There is a periodic meeting of linux users in my area where everyone brings laptops and connects to a LAN. Just wondering if I want to share files with them, what are decent options? Is FTP still the best option or has anything more interesting emerged in the past couple decades? Guess I would not want to maintain a webpage so web servers are nixed. It’s mainly so ppl can fetch linux ISO images and perhaps upload what they have as well.
(update) options on the table:
- ProFTPd
- OpenSSH SFTP server (built into SSHd)
- SAMBA
- webDAV file server - maybe worth a look, if other options don’t pan out; but I imagine it most likely does not support users uploading
I started looking at OpenSSH but it’s very basic. I can specify a chroot dir that everyone lands in, but it’s impossible to give users write permission in that directory. So there must be a subdir with write perms. Seems a bit hokey… forces people to chdir right away. I think ProFTPd won’t have that limitation.
It’s all fun and games until someone brings a USB 2.0 thumb drive.
The file could transferred over the LAN and the network de-saturated faster the file could be copied off a USB 2 drive.
I haven’t seen a USB 2.0 drive in 15 or so years. So I’d say you’re pretty safe… And even if that were the case, it’s still preferable vs hogging the connection for a single file.

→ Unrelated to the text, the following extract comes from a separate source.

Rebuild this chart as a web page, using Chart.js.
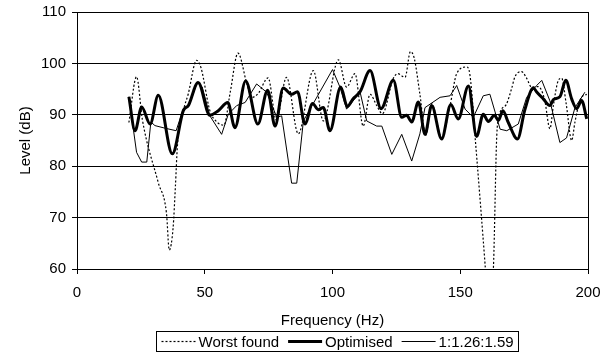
<!DOCTYPE html>
<html>
<head>
<meta charset="utf-8">
<script src="https://cdn.jsdelivr.net/npm/chart.js@4.4.1/dist/chart.umd.min.js"></script>
<style>
  html, body { margin: 0; padding: 0; background: #fff; }
  #wrap { width: 611px; height: 364px; }
</style>
</head>
<body>
<div id="wrap"><canvas id="graphique" width="611" height="364"></canvas></div>
<script>
// valeurs (Hz / dB)
const worstHz = [20.3, 23.3, 25.6, 31.8, 35, 36.1, 37.6, 38.5, 39.3, 41.6, 43.5, 46.8, 48.5, 52, 55, 57.5, 60, 63, 66.5, 68.5, 71, 74.8, 78, 82, 86.6, 92.5, 96.4, 102.3, 105.5, 108.8, 112, 114.7, 117.3, 119.5, 123.8, 125.5, 128.4, 130.5, 132, 134.2, 136.5, 138.8, 142.7, 146, 148.6, 152.5, 153.8, 156, 158, 159.7, 161.3, 163, 164.3, 165.6, 168, 170.1, 171.4, 174, 176, 177.9, 180.5, 183, 185.1, 186.5, 188.4, 189.7, 191.5, 193.6, 194.9, 197, 199.5];
const worstDb = [88.5, 97.4, 89, 76.8, 70.9, 63.7, 68, 76, 84, 90.8, 94, 100.6, 99.2, 90.8, 88.5, 88, 94.5, 102, 96, 93.4, 94.2, 97.2, 89, 97.3, 86.3, 98.6, 88.8, 100.7, 95.4, 98, 87.8, 94, 91.8, 90.2, 97.1, 98, 97.3, 102.3, 101, 94, 86, 92.2, 85.6, 91.8, 98, 99.3, 97.7, 84.5, 72, 61, 50, 60.5, 86, 90.5, 92, 95.1, 97.4, 98.4, 97.1, 95.4, 95.5, 93, 87.3, 92, 96.7, 97.1, 92, 85, 88.6, 93, 94];

const optHz = [20.3, 22.7, 25.3, 28.6, 31.8, 37.3, 41.6, 43.6, 47.4, 52, 55.3, 59, 61.8, 66, 70.8, 74.6, 77.5, 80.7, 84, 86.3, 89.2, 92.2, 94.4, 96.4, 99, 103.2, 105.8, 108, 110.8, 114.7, 119, 123.8, 127.1, 129, 131, 133.6, 136.2, 138.8, 142.7, 146.3, 149.2, 153.2, 156.4, 159, 161, 163.4, 164.9, 166.7, 168.8, 172.4, 175.3, 178.6, 180, 182.5, 185.1, 186.5, 189, 191.3, 193.6, 195.6, 197.5, 199.5];
const optDb = [93.5, 86.9, 91.5, 88.2, 93.8, 82.4, 90.8, 91.8, 96.3, 89.9, 90.8, 92.4, 87.5, 96.6, 88.2, 94.8, 87.8, 95.2, 94, 94.5, 88.2, 92.2, 91, 91.4, 86.9, 95.4, 91.6, 93.1, 94.5, 98.6, 91.2, 96.7, 89.5, 89.9, 88.6, 92.5, 86.2, 91.8, 85.3, 92, 89.2, 95.6, 85.8, 90.1, 88.7, 89.9, 88.9, 90.8, 88.5, 85.3, 91, 95.2, 94.4, 93.1, 91.8, 93, 93.5, 96.7, 93.1, 91.2, 92.8, 89.2];

const ratioHz = [20.3, 23.3, 25.3, 27.3, 28.9, 30.5, 34.4, 38.8, 41.6, 44, 47, 49, 52, 56.6, 59.2, 62.5, 65.8, 70.3, 74.2, 78.2, 80.1, 84, 86, 88.6, 100, 102.9, 105.5, 110.8, 113.4, 117.3, 119.3, 123.2, 127.1, 131, 134.2, 136.2, 142.1, 146, 148.6, 151.9, 155.1, 159, 161.6, 165.6, 168.2, 172.7, 176, 179.9, 181.9, 185.1, 189, 191.6, 194.9, 198.8];
const ratioDb = [93.5, 82.7, 80.8, 80.8, 88.6, 87.9, 87.4, 86.9, 91.2, 92, 96.3, 95.4, 89.8, 86.2, 90.1, 91.8, 92.4, 96, 94.4, 89.5, 89.8, 76.7, 76.7, 88.8, 98.8, 95.4, 91.1, 94.4, 88.8, 87.8, 87.8, 82.3, 86.2, 81, 86.3, 91.4, 93.4, 93.7, 95.7, 91.1, 89.5, 93.7, 94, 87.2, 86.9, 88.2, 93.4, 95.7, 96.7, 92.7, 84.6, 85.5, 91.4, 94.4];

const POLICE = '"Liberation Sans", Arial, sans-serif';
const TAILLE = 15;

function points(xs, ys) {
  return xs.map((x, i) => ({ x: x, y: ys[i] }));
}

// bordure droite + légende encadrée
const cadre = {
  id: 'cadre',
  afterDraw(chart) {
    const ctx = chart.ctx;
    const a = chart.chartArea;
    ctx.save();
    ctx.strokeStyle = '#000';
    ctx.lineWidth = 1;
    ctx.beginPath();
    ctx.moveTo(Math.round(a.right) + 0.5, a.top);
    ctx.lineTo(Math.round(a.right) + 0.5, a.bottom);
    ctx.stroke();

    ctx.font = TAILLE + 'px ' + POLICE;
    ctx.textBaseline = 'middle';
    const echantillon = 34, ecart = 3, entre = 9, marge = 5;
    const ds = chart.data.datasets;
    let total = marge * 2;
    ds.forEach((d, i) => {
      total += echantillon + ecart + ctx.measureText(d.label).width;
      if (i < ds.length - 1) total += entre;
    });
    const cx = (a.left + a.right) / 2 + 5;
    const hauteur = 20;
    const haut = chart.height - 33;
    let x = Math.round(cx - total / 2) + 0.5;
    ctx.strokeRect(x, haut + 0.5, Math.round(total), hauteur);
    const ym = haut + hauteur / 2 + 0.5;
    x += marge;
    ds.forEach((d) => {
      ctx.save();
      ctx.lineWidth = d.borderWidth;
      ctx.setLineDash(d.borderDash || []);
      ctx.beginPath();
      ctx.moveTo(x, ym);
      ctx.lineTo(x + echantillon, ym);
      ctx.stroke();
      ctx.restore();
      x += echantillon + ecart;
      ctx.fillStyle = '#000';
      ctx.fillText(d.label, x, ym + 1);
      x += ctx.measureText(d.label).width + entre;
    });
    ctx.restore();
  }
};

const ctx = document.getElementById('graphique').getContext('2d');
new Chart(ctx, {
  type: 'scatter',
  data: {
    datasets: [
      {
        label: 'Worst found',
        data: points(worstHz, worstDb),
        showLine: true,
        borderColor: '#000',
        borderWidth: 1.2,
        borderDash: [2, 2],
        cubicInterpolationMode: 'monotone',
        pointRadius: 0
      },
      {
        label: 'Optimised',
        data: points(optHz, optDb),
        showLine: true,
        borderColor: '#000',
        borderWidth: 3,
        cubicInterpolationMode: 'monotone',
        pointRadius: 0
      },
      {
        label: '1:1.26:1.59',
        data: points(ratioHz, ratioDb),
        showLine: true,
        borderColor: '#000',
        borderWidth: 1,
        tension: 0,
        pointRadius: 0
      }
    ]
  },
  options: {
    responsive: false,
    animation: false,
    events: [],
    layout: { padding: { left: 17, right: 23, top: 0, bottom: 34 } },
    plugins: {
      legend: { display: false },
      tooltip: { enabled: false }
    },
    scales: {
      x: {
        type: 'linear',
        min: 0,
        max: 200,
        ticks: { stepSize: 50, color: '#000', padding: 10, maxRotation: 0, font: { family: POLICE, size: TAILLE } },
        grid: { drawOnChartArea: false, drawTicks: true, tickLength: 5, color: '#000' },
        border: { color: '#000', width: 1 },
        title: { display: true, text: 'Frequency (Hz)', color: '#000', padding: { top: 0, bottom: 0 }, font: { family: POLICE, size: TAILLE } }
      },
      y: {
        min: 60,
        max: 110,
        ticks: { stepSize: 10, color: '#000', padding: 6, font: { family: POLICE, size: TAILLE, lineHeight: 0.8 } },
        grid: { color: '#000', lineWidth: 1, tickLength: 5 },
        border: { color: '#000', width: 1 },
        title: { display: true, text: 'Level (dB)', color: '#000', padding: { top: 0, bottom: 0 }, font: { family: POLICE, size: TAILLE } }
      }
    }
  },
  plugins: [cadre]
});
</script>
</body>
</html>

USB transfer only affects you with slow speeds until the transfer is done. Network transfer affects the entire party with slow speeds until the transfer is done.
It’s the obvious choice if you’re having saturation issues, even at 2.0 speeds.
The event is ~2—3 hours or so. If someone needs the full Debian (80 gb!), I think over USB 2 it would not transfer in that timeframe. USB 2 sticks may be rare but at this event there are some ppl with old laptops that have no USB 3 sockets. A lot of people plug into ethernet. And the switch looks somewhat more serious than a 4-port SOHO… it has like 20+ ports with fans, so I don’t get the impression ethernet congestion would be an issue.